Nelle ore successive alla pubblicazione, il direttore generale dell’MI5, Sir Ken McCallum, rinnova le scuse per la consegna tardiva dei documenti e cita la revisione indipendente affidata a Helen Ball, ex dirigente della polizia metropolitana, secondo cui non vi sarebbe stata intenzione di nascondere i materiali. Le conclusioni parlano di archiviazioni disorganizzate e di un approccio poco proattivo, non di collusione deliberata. Una differenza rilevante per la politica, ma che non cancella il senso di sfiducia delle famiglie.

Il dibattito ora riguarda trasparenza, archivi e possibili riparazioni. La richiesta principale è ridurre, almeno in parte, l’applicazione della NCND nei casi di forte interesse pubblico. Chiarire il capitolo delle distruzioni documentali è considerato indispensabile: senza materiali affidabili, la ricerca della verità si inceppa. Cresce anche la domanda di sostegni civili per i familiari, dal riconoscimento istituzionale all’accesso ai dossier, fino all’assistenza psicologica e materiale.
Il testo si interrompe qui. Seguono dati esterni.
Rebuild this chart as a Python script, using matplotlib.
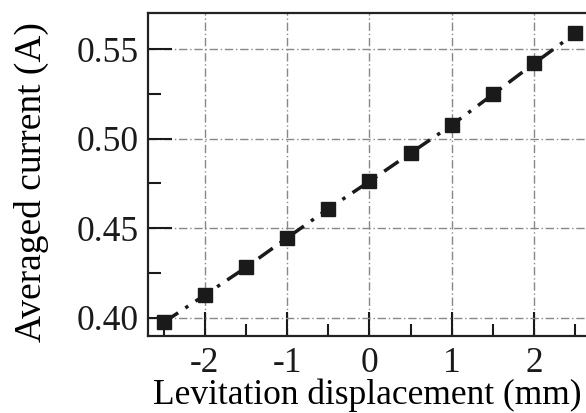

A pochi giorni dalla pubblicazione, un fronte crescente di politici, avvocati e parenti chiede che Londra indichi ufficialmente Freddie Scappaticci come “Stakeknife”. Non sarebbe una rivelazione inattesa, sostengono: «lo sanno anche i cani per strada», ricorda un legale citato da Boutcher. Ma avrebbe un valore civile rilevante, perché segnerebbe la fine di una lunga omissione di Stato. Il paradosso sta tutto qui: un agente che tradisce l’IRA per servire lo Stato e uno Stato che tradisce le proprie regole per proteggerlo. Spetta ora alla democrazia dire con chiarezza chi ha ucciso in suo nome.

Fonti utilizzate: Operazione Kenova Report; MI5 public statements; Police Service of Northern Ireland; testimonianze raccolte da BBC, Guardian, Irish Times.